Synthetic Identity Fraud Increases
The use of synthetic identities in a wide variety of fraud schemes is nothing new, but in 2025, the types of AI tools that bolstered scams in 2024 through deepfakes, image, document and text generation and automation, will be applied to the creation and use of synthetic identities in fraud schemes targeting government and private organizations at a higher rate. This will likely stem, at least in part, from a combination of the previous two trends; as scams targeting individuals and enhanced by AI become less effective, the criminal organizations orchestrating them will put those resources to use creating and deploying synthetic individual and business identities to carry out new account frauds, loan frauds, government benefit frauds, invoice frauds and more.
It has never been easier for fraudsters to create convincing fraudulent persons or organizations and do so at a rate that will likely overwhelm the preventive and detective controls that organizations have in place. Anti-fraud professionals involved in the prevention and detection of synthetic identity fraud schemes will need to stay on their toes all of 2025 and be ready to update controls and fraud risk management frameworks regularly to adapt to the increasing and evolving threat.
Financial Institutions, Money Service Businesses and Telecommunications Companies Can Expect Increased Blame
The practically unfathomable volumes of fraud revenues described thus far in this and last years’ trends blogs are understandably being accompanied by a general inclination to find new places to point fingers in blame. With resource limitations for investigation and prosecution plus a lack of will (or complicity), there is only so much that authorities can do on their own to stop fraud risks.

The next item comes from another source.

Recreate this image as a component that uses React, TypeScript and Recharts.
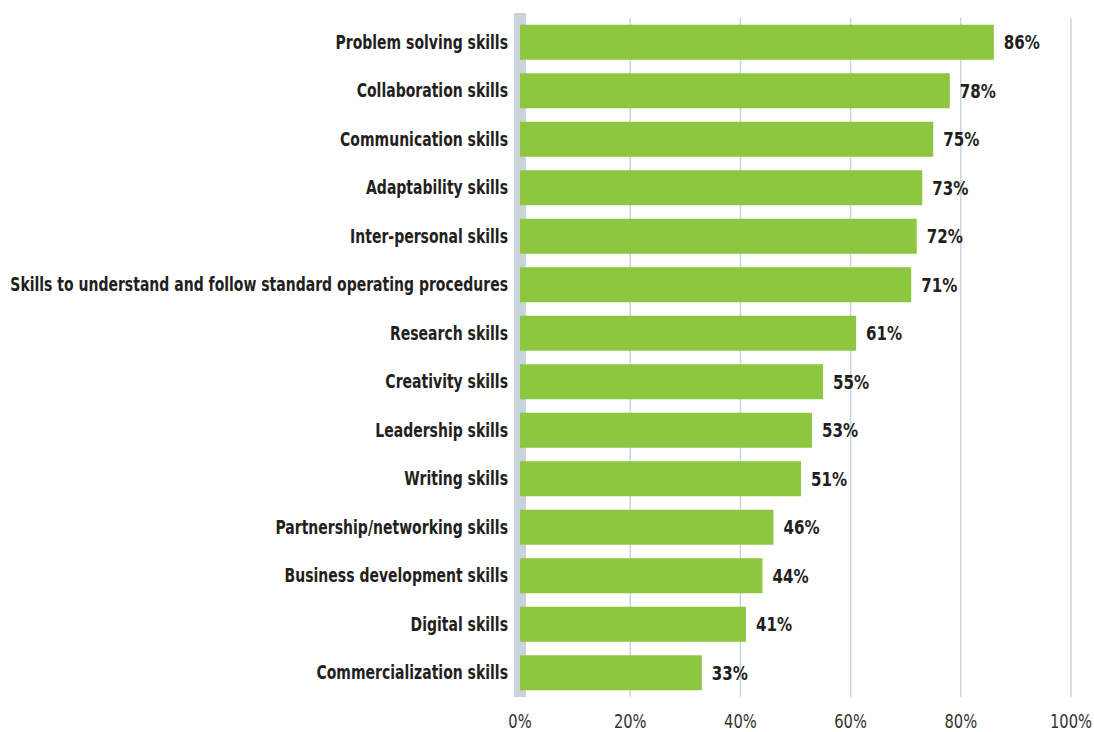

Since fraud revenues generally have to pass through financial institutions and/or money service businesses at some point, while fraudsters also have to utilize telecommunications networks for the emails, chats, calls and messages that target victims, these types of businesses will likely face increased pressure from governments, regulators and victims to help stem the flow of fraud through their operations.
Examples of what this could look like include
Singapore’s brand-new scam liability framework for telecommunication companies and banks, civil suits from scam victims against financial institutions for not doing enough to prevent fraud, such as a
recent suit filed by a pig butchering victim. Additionally, regulators could impose additional requirements related to fraud detection and prevention on financial institutions alongside well-established anti-money laundering (AML), combating the financing of terrorism (CFT) and know-your-customer (KYC) requirements.
Anti-Fraud Professional Job Landscape Shifts
What it looks like to be an anti-fraud professional and where those anti-fraud professionals work could look a lot different by the end of 2025. Regime/administration changes in many countries worldwide, including the U.S., is likely to result in many anti-fraud professionals leaving government positions (voluntarily or otherwise) and entering the private sector, which will have them facing different sets of risks and tasks.
Simultaneously, the increasing fraud risks facing the private and public sectors are being met with an increased appetite/demand for technological solutions (especially those based on or incorporating AI) that will complement human efforts, which will require many anti-fraud professionals to learn how to best utilize and work alongside these tools.
Anti-fraud professionals should place additional emphasis in 2025 on learning about emerging anti-fraud technologies and how they work to stand out in what will likely be a competitive job market.